ALEPPO, Syria: First responders on Sunday entered a contested neighborhood in Syria’ s northern city of Aleppo after days of deadly clashes between government forces and Kurdish-led forces. Syrian state media said the military was deployed in large numbers.
The clashes broke out Tuesday in the predominantly Kurdish neighborhoods of Sheikh Maqsoud, Achrafieh and Bani Zaid after the government and the Syrian Democratic Forces, the main Kurdish-led force in the country, failed to make progress on how to merge the SDF into the national army. Security forces captured Achrafieh and Bani Zaid.
The fighting between the two sides was the most intense since the fall of then-President Bashar Assad to insurgents in December 2024. At least 23 people were killed in five days of clashes and more than 140,000 were displaced amid shelling and drone strikes.

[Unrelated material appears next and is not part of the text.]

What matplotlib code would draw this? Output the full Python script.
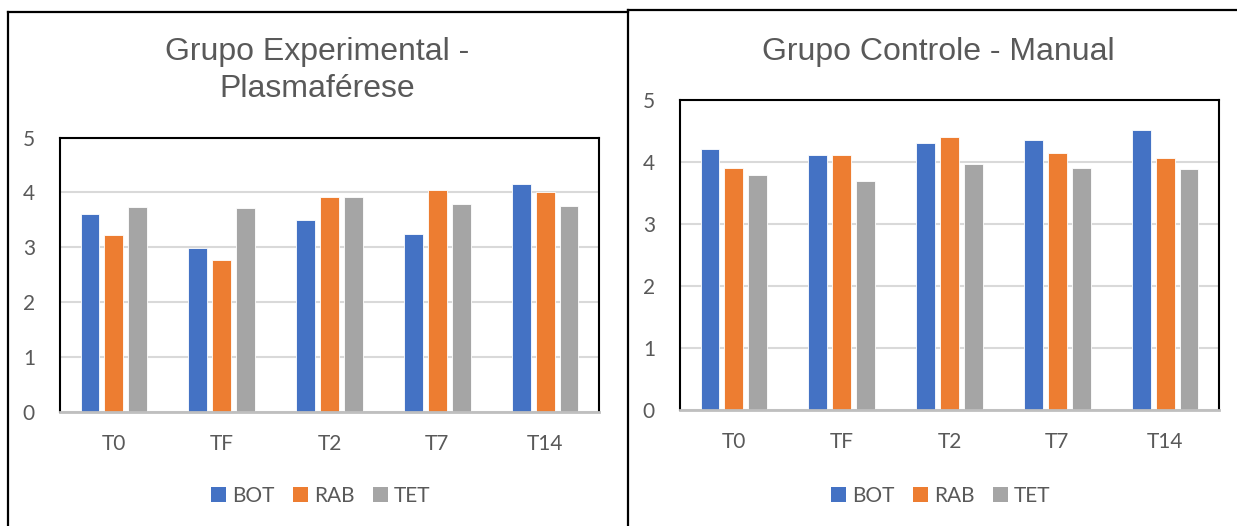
import matplotlib
matplotlib.use('Agg')
import matplotlib.pyplot as plt
from matplotlib.lines import Line2D
from matplotlib.patches import Patch
import numpy as np

# --- Data ---
CATEGORIES = ["T0", "TF", "T2", "T7", "T14"]
SERIES = ["BOT", "RAB", "TET"]
COLORS = ["#4472C4", "#ED7D31", "#A5A5A5"]

exp_bot = [3.61, 2.99, 3.50, 3.24, 4.16]
exp_rab = [3.23, 2.76, 3.91, 4.04, 4.01]
exp_tet = [3.74, 3.71, 3.91, 3.78, 3.75]

ctl_bot = [4.21, 4.11, 4.30, 4.35, 4.51]
ctl_rab = [3.91, 4.11, 4.41, 4.14, 4.06]
ctl_tet = [3.79, 3.70, 3.96, 3.91, 3.89]

W, H = 1237, 526
TXT = "#595959"
TICK_FONT = ["Lato", "DejaVu Sans"]
TITLE_FONT = ["Liberation Sans", "DejaVu Sans"]


def fx(px):
    return px / W


def fy(py):
    return 1 - py / H


def draw_panel(fig, rect_px, values, title_lines, title_x, title_y, legend_x):
    left, top, right, bottom = rect_px
    ax = fig.add_axes([fx(left), fy(bottom), fx(right - left), (bottom - top) / H])
    x = np.arange(len(CATEGORIES))
    step = 0.222
    for k, (vals, col) in enumerate(zip(values, COLORS)):
        ax.bar(x + (k - 1) * step, vals, width=0.175, color=col,
               edgecolor="white", linewidth=0.6, zorder=3)
    ax.set_xlim(-0.5, len(CATEGORIES) - 0.5)
    ax.set_ylim(0, 5)
    ax.set_yticks(range(6))
    ax.set_xticks(x)
    ax.set_xticklabels(CATEGORIES)
    ax.yaxis.grid(True, color="#D9D9D9", linewidth=1.5, zorder=0)
    ax.tick_params(length=0, labelsize=15, labelcolor=TXT)
    ax.tick_params(axis='y', pad=18)
    ax.tick_params(axis='x', pad=16)
    for lab in ax.get_xticklabels() + ax.get_yticklabels():
        lab.set_family(TICK_FONT)
    for side in ("top", "left", "right"):
        ax.spines[side].set_color("black")
        ax.spines[side].set_linewidth(1.5)
    ax.spines["bottom"].set_color("#BFBFBF")
    ax.spines["bottom"].set_linewidth(2)
    ax.spines["bottom"].set_zorder(4)

    for i, line in enumerate(title_lines):
        fig.text(fx(title_x), fy(title_y[i]), line, ha="center", va="center",
                 fontsize=23, color=TXT, family=TITLE_FONT)

    handles = [Patch(facecolor=c, edgecolor="none") for c in COLORS]
    leg = fig.legend(handles, SERIES, loc="center", ncol=3, frameon=False,
                     bbox_to_anchor=(fx(legend_x), fy(496)),
                     handlelength=0.7, handleheight=0.7, handletextpad=0.3,
                     columnspacing=0.9, prop={"family": TICK_FONT, "size": 15})
    for t in leg.get_texts():
        t.set_color(TXT)
    return ax


def main():
    fig = plt.figure(figsize=(W / 100, H / 100), dpi=100)

    draw_panel(fig, (60, 137.5, 599, 412), [exp_bot, exp_rab, exp_tet],
               ["Grupo Experimental -", "Plasmaférese"], 317, [52, 89], 321)
    draw_panel(fig, (680, 100, 1219, 410), [ctl_bot, ctl_rab, ctl_tet],
               ["Grupo Controle - Manual"], 938, [52], 941)

    # outer chart borders
    border = dict(color="black", linewidth=1.6, transform=fig.transFigure)
    fig.add_artist(Line2D([fx(8), fx(8)], [fy(H + 2), fy(12)], **border))
    fig.add_artist(Line2D([fx(8), fx(628)], [fy(12), fy(12)], **border))
    fig.add_artist(Line2D([fx(628), fx(628)], [fy(10), fy(H + 2)], **border))
    fig.add_artist(Line2D([fx(628), fx(W + 2)], [fy(10), fy(10)], **border))

    fig.savefig("out.png", dpi=100)
    plt.close(fig)


if __name__ == "__main__":
    main()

The US-backed SDF, which have played a key role in combating the Daesh group in large swaths of eastern Syria, are the largest force yet to be absorbed into Syria’s national army. Some of the factions that make up the army, however, were previously Turkish-backed insurgent groups that have a long history of clashing with Kurdish forces.
The Kurdish fighters have now evacuated from the Sheikh Maqsoud neighborhood to northeastern Syria, which is under the control of the SDF. However, they said in a statement they will continue to fight now that the wounded and civilians have been evacuated, in what they called a “partial ceasefire.”
The neighborhood appeared calm Sunday. The United Nations said it was trying to dispatch more convoys to the neighborhoods with food, fuel, blankets and other urgent supplies.
Government security forces brought journalists to tour the devastated area, showing them the damaged Khalid Al-Fajer Hospital and a military position belonging to the SDF’s security forces that government forces had targeted.
The SDF statement accused the government of targeting the hospital “dozens of times” before patients were evacuated. Damascus accused the Kurdish-led group of using the hospital and other civilian facilities as military positions.
On one street, Syrian Red Crescent first responders spoke to a resident surrounded by charred cars and badly damaged residential buildings.
Some residents told The Associated Press that SDF forces did not allow their cars through checkpoints to leave.
“We lived a night of horror. I still cannot believe that I am right here standing on my own two feet,” said Ahmad Shaikho. “So far the situation has been calm. There hasn’t been any gunfire.”
Syrian Civil Defense first responders have been disarming improvised mines that they say were left by the Kurdish forces as booby traps.
Residents who fled are not being allowed back into the neighborhood until all the mines are cleared. Some were reminded of the displacement during Syria’s long civil war.
“I want to go back to my home, I beg you,” said Hoda Alnasiri.